In the case of a plant patent, the grant shall include the right to exclude others from asexually reproducing the plant, and from using, offering for sale, or selling the plant so reproduced, or any of its parts, throughout the United States, or from importing the plant so reproduced, or any parts thereof, into the United States.

Congress amended the protection of the plant patent to include the language about parts of plants because parts of patented plants were being produced outside the USA, imported to the USA, and then sold or used to produce plants. You can read about the Congressional intent here:

The crux of plant patent is protection against asexual propagation of patented plants, whatever the source of the vegetative material. The law was not amended in 1998 to prohibit the use of patented plants by other hybridizers’ breeding programs.

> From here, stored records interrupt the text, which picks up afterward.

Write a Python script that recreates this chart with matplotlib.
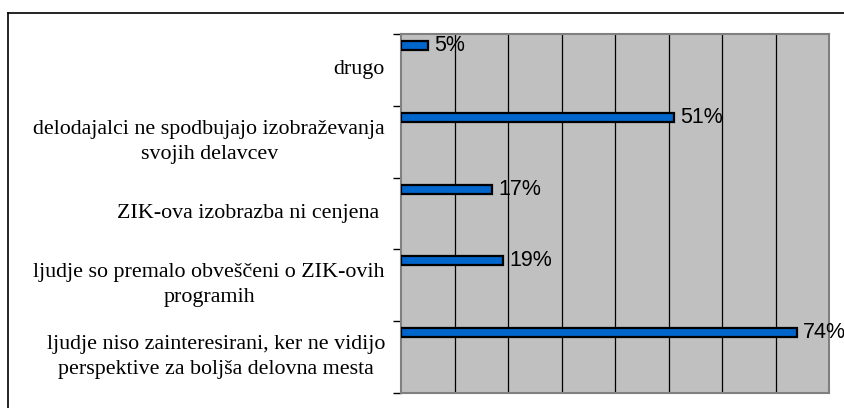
import matplotlib.pyplot as plt
from matplotlib.lines import Line2D

# survey answers, top to bottom
categories = ["drugo",
              "delodajalci ne spodbujajo izobraževanja\nsvojih delavcev",
              "ZIK-ova izobrazba ni cenjena ",
              "ljudje so premalo obveščeni o ZIK-ovih\nprogramih",
              "ljudje niso zainteresirani, ker ne vidijo\nperspektive za boljša delovna mesta"]
values = [0.05, 0.51, 0.17, 0.19, 0.74]
labels = ["5%", "51%", "17%", "19%", "74%"]
grid_ticks = [0.1, 0.2, 0.3, 0.4, 0.5, 0.6, 0.7]

fig = plt.figure(figsize=(8.44, 4.08), dpi=100)
ax = fig.add_axes([401/844, 1 - 393/408, 428/844, 359/408])
ax.set_facecolor("#c0c0c0")

pos = [i + 0.16 for i in range(len(values))]
ax.barh(pos, values, height=0.125, color="#0066cc", edgecolor="black", linewidth=1.6, zorder=3)

for p, v, lab in zip(pos, values, labels):
    ax.text(v + 0.012, p, lab, ha="left", va="center", fontsize=15.5,
            family="Liberation Sans", clip_on=False, zorder=4)

for i, c in enumerate(categories):
    ax.text(-0.03, i + 0.5, c, transform=ax.transData, ha="right", va="center",
            multialignment="center", fontsize=15.8, family="Liberation Serif",
            linespacing=1.4, clip_on=False)

ax.set_xlim(0, 0.8)
ax.set_ylim(5, 0)
ax.set_xticks(grid_ticks)
ax.tick_params(axis="x", length=0, labelbottom=False)
ax.set_yticks(range(6))
ax.tick_params(axis="y", length=6, width=1, color="black", labelleft=False)
ax.grid(axis="x", color="black", linewidth=0.9, zorder=1)
ax.set_axisbelow(True)
for s in ax.spines.values():
    s.set_color("#808080")
    s.set_linewidth(1.5)

# outer chart frame (cut at right/bottom)
fig.add_artist(Line2D([8/844, 1], [1 - 13/408, 1 - 13/408], color="black", linewidth=1.2))
fig.add_artist(Line2D([8/844, 8/844], [0, 1 - 13/408], color="black", linewidth=1.2))

fig.savefig("out.png", dpi=100)
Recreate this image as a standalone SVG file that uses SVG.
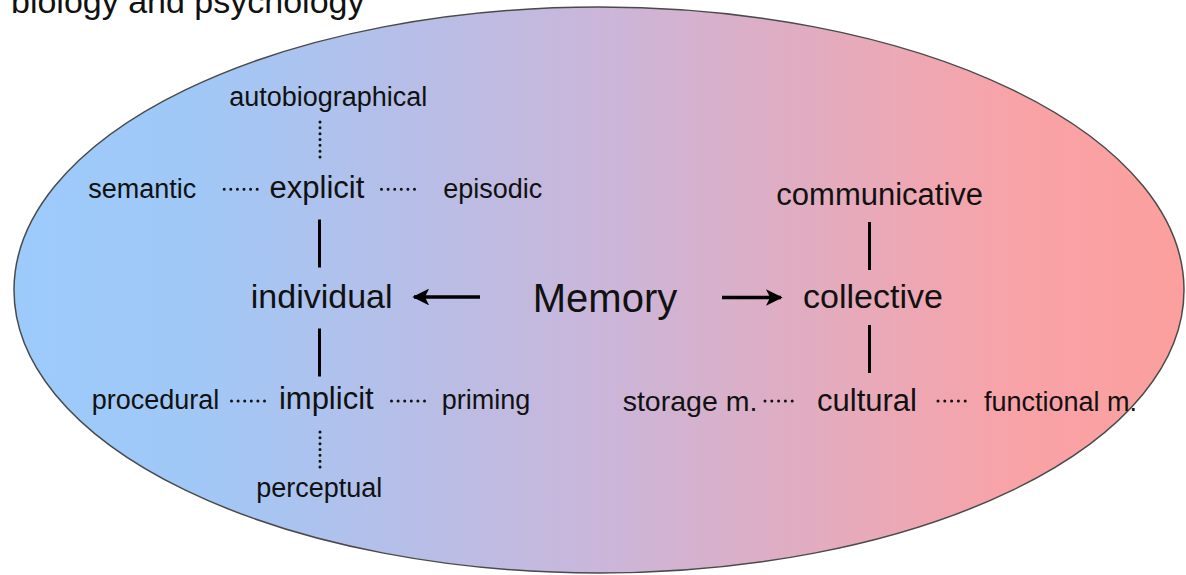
<svg xmlns="http://www.w3.org/2000/svg" width="1186" height="575" viewBox="0 0 1186 575">
<defs>
<linearGradient id="bg" gradientUnits="userSpaceOnUse" x1="14" y1="0" x2="1184" y2="0">
<stop offset="0" stop-color="#9ccbfb"/>
<stop offset="0.15" stop-color="#a0c8f7"/>
<stop offset="0.5" stop-color="#cab6da"/>
<stop offset="0.85" stop-color="#f8a3a8"/>
<stop offset="1" stop-color="#fc9f9e"/>
</linearGradient>
<marker id="ah" viewBox="0 0 10 10" refX="9" refY="5" markerWidth="4.8" markerHeight="4.8" orient="auto" markerUnits="strokeWidth">
<path d="M0,0 L10,5 L0,10 L2.5,5 Z" fill="#000"/>
</marker>
<style>
text{font-family:"Liberation Sans",Arial,sans-serif;fill:#111;}
.s{font-size:27px;}
.m{font-size:31px;}
.l{font-size:34px;}
.c{text-anchor:middle;}
.solid{stroke:#000;stroke-width:3;fill:none;}
.dot{stroke:#111;stroke-width:3;stroke-linecap:round;fill:none;}
.arr{stroke:#000;stroke-width:3.5;fill:none;marker-end:url(#ah);}
</style>
</defs>
<rect width="1186" height="575" fill="#fff"/>
<text x="11" y="13" style="font-size:34px">biology and psychology</text>
<ellipse id="memory-area" cx="599" cy="290" rx="585" ry="283" fill="url(#bg)" stroke="#4a4a4a" stroke-width="1.5"/>
<g id="connectors">
<line class="dot" x1="320" y1="122" x2="320" y2="157" stroke-dasharray="0 5.83"/>
<line class="dot" x1="224.2" y1="189.3" x2="257.2" y2="189.3" stroke-dasharray="0 6.6"/>
<line class="dot" x1="381.5" y1="189.3" x2="414.5" y2="189.3" stroke-dasharray="0 6.6"/>
<line class="solid" x1="319.5" y1="219.5" x2="319.5" y2="267.5"/>
<line class="solid" x1="319.5" y1="328.5" x2="319.5" y2="376.5"/>
<line class="dot" x1="231.5" y1="401" x2="264.5" y2="401" stroke-dasharray="0 6.6"/>
<line class="dot" x1="391.5" y1="401" x2="424.5" y2="401" stroke-dasharray="0 6.6"/>
<line class="dot" x1="320" y1="432" x2="320" y2="467" stroke-dasharray="0 5.83"/>
<line class="arr" x1="480" y1="297" x2="414" y2="297"/>
<line class="arr" x1="722" y1="297.5" x2="781" y2="297.5"/>
<line class="solid" x1="869.5" y1="222" x2="869.5" y2="270"/>
<line class="solid" x1="869.5" y1="325" x2="869.5" y2="373"/>
<line class="dot" x1="765" y1="401" x2="799" y2="401" stroke-width="2.5" stroke-dasharray="0 6.8"/>
<line class="dot" x1="938" y1="401" x2="972" y2="401" stroke-width="2.5" stroke-dasharray="0 6.8"/>
</g>
<g id="node-memory"><text class="c" x="605" y="312" style="font-size:40px">Memory</text></g>
<g id="node-individual"><text class="l c" x="321.7" y="308.3">individual</text></g>
<g id="node-explicit"><text class="m c" x="317" y="197.7">explicit</text></g>
<g id="node-autobiographical"><text class="s c" x="328.3" y="106">autobiographical</text></g>
<g id="node-semantic"><text class="s" x="88.3" y="197.7">semantic</text></g>
<g id="node-episodic"><text class="s" x="443.3" y="197.7">episodic</text></g>
<g id="node-implicit"><text class="m c" x="326.3" y="409.3">implicit</text></g>
<g id="node-procedural"><text class="s" x="91.7" y="409.3">procedural</text></g>
<g id="node-priming"><text class="s" x="441.7" y="409.3">priming</text></g>
<g id="node-perceptual"><text class="s c" x="319.2" y="497">perceptual</text></g>
<g id="node-collective"><text class="l c" x="873" y="308">collective</text></g>
<g id="node-communicative"><text class="m c" x="879.7" y="205">communicative</text></g>
<g id="node-cultural"><text class="m c" x="867" y="410.7">cultural</text></g>
<g id="node-storage"><text class="s" x="622.7" y="410.7" style="font-size:28.5px">storage m.</text></g>
<g id="node-functional"><text class="s" x="984" y="410.7">functional m.</text></g>
</svg>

Pierre describe’s the breeder’s exemption, which has become a subject of controversy. Plant Variety Protection statutes have an explicit provision, the Breeder’s Exemption, that recognize that plant breeders can use protected plants (those subject to PVP) in breeding programs. The US patent law contains no such provision. You can read plenty about this developing area of law by googling “plant patent breeder’s exemption”. You’ll find dozens of pages of reading, including information distinguishing plant patents from utility patents of plants. You’ll see there is also a concept of “researcher’s exemption” to promote scientific research. Here are a couple of good links:

I believe it’s a mistake to assume that because US patent legislation does not contain a breeder’s exemption, a US court would find an infringement in the use of patented plants for plant breeding. Sooner or later, the USA will need to bring its statutes into agreement with international trade law.